The Sinai Archives collection comprises a series of black & white negatives, which were taken during the expeditions to the Monastery of St. Catherine at Mount Sinai, undertaken by the Universities of Michigan and Princeton with courtesies extended by the University of Alexandria. Photography was under the direction of the University of Michigan. The negatives are the product of four campaigns in 1958, 1960, 1963, and 1965. They recorded every detail of the sixth century Justiniac Church of Saint Catherine, as well as the monastic buildings, the mosaics and frescoes of the church, the monastery's liturgical objects contained in the church's treasury, and the extensive collection of icons and manuscripts. The collection is arranged into five series based on the type of the photographed material, including icons, architecture, mosaics, manuscripts, and objects.

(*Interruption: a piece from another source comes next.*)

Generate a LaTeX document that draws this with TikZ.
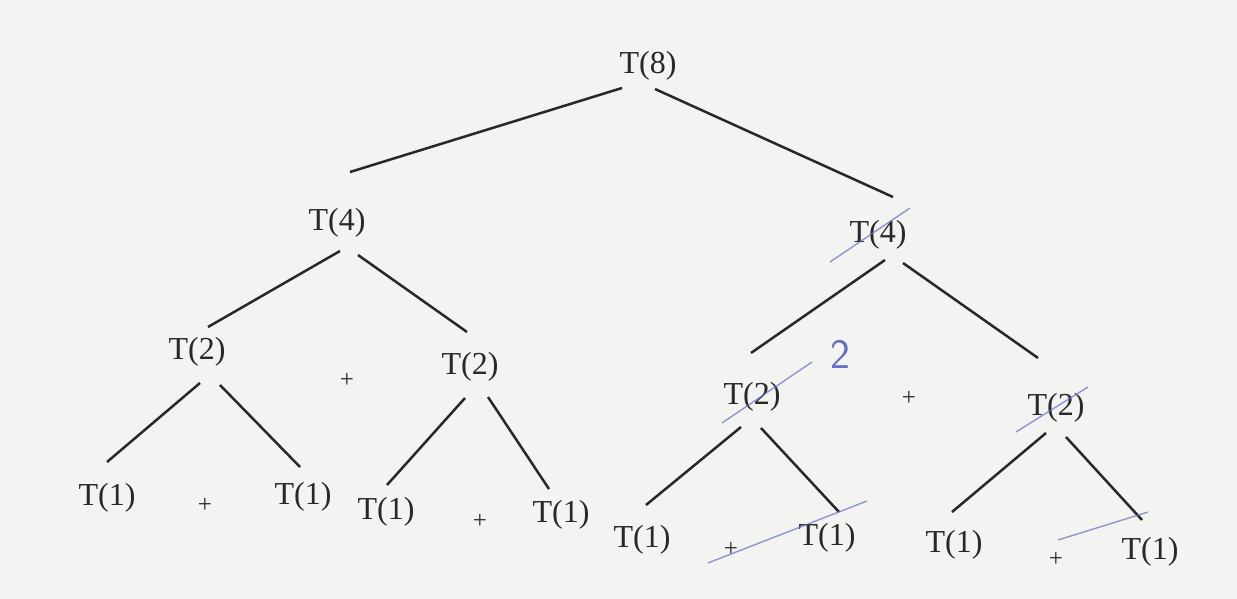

George H. Forsyth Jr. was born in Highland Park, Illinois, in 1901, to parents George H. and Sarah (Brockunier) Forsyth. The junior Forsyth attended Princeton University and earned his Bachelor of Arts and Master of Fine Arts degrees in 1923 and 1927, respectively. While teaching later at Princeton, Forsyth directed a series of archaeological excavations, between 1930 and 1936 in Angers, France, which recovered important religious artifacts (published with drawings as The Church of St. Martin at Angers, Princeton University Press, 1953). Forsyth first arrived at the University of Michigan as a visiting professor in 1946, and was later appointed the chairman of the Art History department at the University of Michigan in 1957. After an exploratory archaeological mission in 1956, George H. Forsyth Jr. led a team of archaeologists and art historians to Mount Sinai in 1958, launching a series of expeditions there, sponsored by the University of Michigan and Princeton University, in cooperation with the University of Alexandria. Professor Forsyth, of Michigan, and Kurt Weitzmann, of Princeton, led all scholarly aspects of the enterprise. The goal was to document the history of the art and architecture of the Monastery of St. Catherine at Mount Sinai. The group photographed the church and monastery with the project continuing over a series of three additional expeditions until its completion in 1965. Photography was under the direction of Fred Anderegg of the University of Michigan. Early during the project Forsyth and his colleagues managed to save the church's most important mosaic by noting its detachment from the apse and bringing conservators to repair the mosaic. The work was done by Ernest Hawkins of the Byzantine Institute. From 1961 to 1969, Forsyth served as the Director of the Kelsey Museum of Ancient and Medieval Archaeology, but later returned to teaching as Professor of Archaeology in 1969, until his retirement in 1972. George H. Forsyth Jr. died on January 26, 1991 in Ann Arbor, Michigan.
The Greek Orthodox monastery at Sinai, otherwise known as St. Catherine's Monastery or the Holy Monastery of Sinai, is the world's oldest active monastery, built during the sixth century by the Byzantine Emperor Justinian. The monastery was originally dedicated to the Virgin Mary but was later rededicated to St. Catherine of Alexandria. According to tradition, St. Catherine of Alexandria is buried at the monastery. The location is particularly famous as the traditional place where God gave Moses the commandments and spoke to him through the burning bush. The monastery there retains many of its original furnishings, including the wood doors of the western portal of the church and its wood ceiling beams. These bear dedications to the Emperor Justinian and his late empress, Theodora, indicating that the monastic church was completed between the dates of their deaths, 548 C.E. and 565 C.E. The expedition's goal was to record details of the monastery's architecture, its extensive collection of icons, its other artworks and its library of manuscripts. It was carried out between 1958 and 1965. The goal is realized in the photographic collections of the Sinai Archive.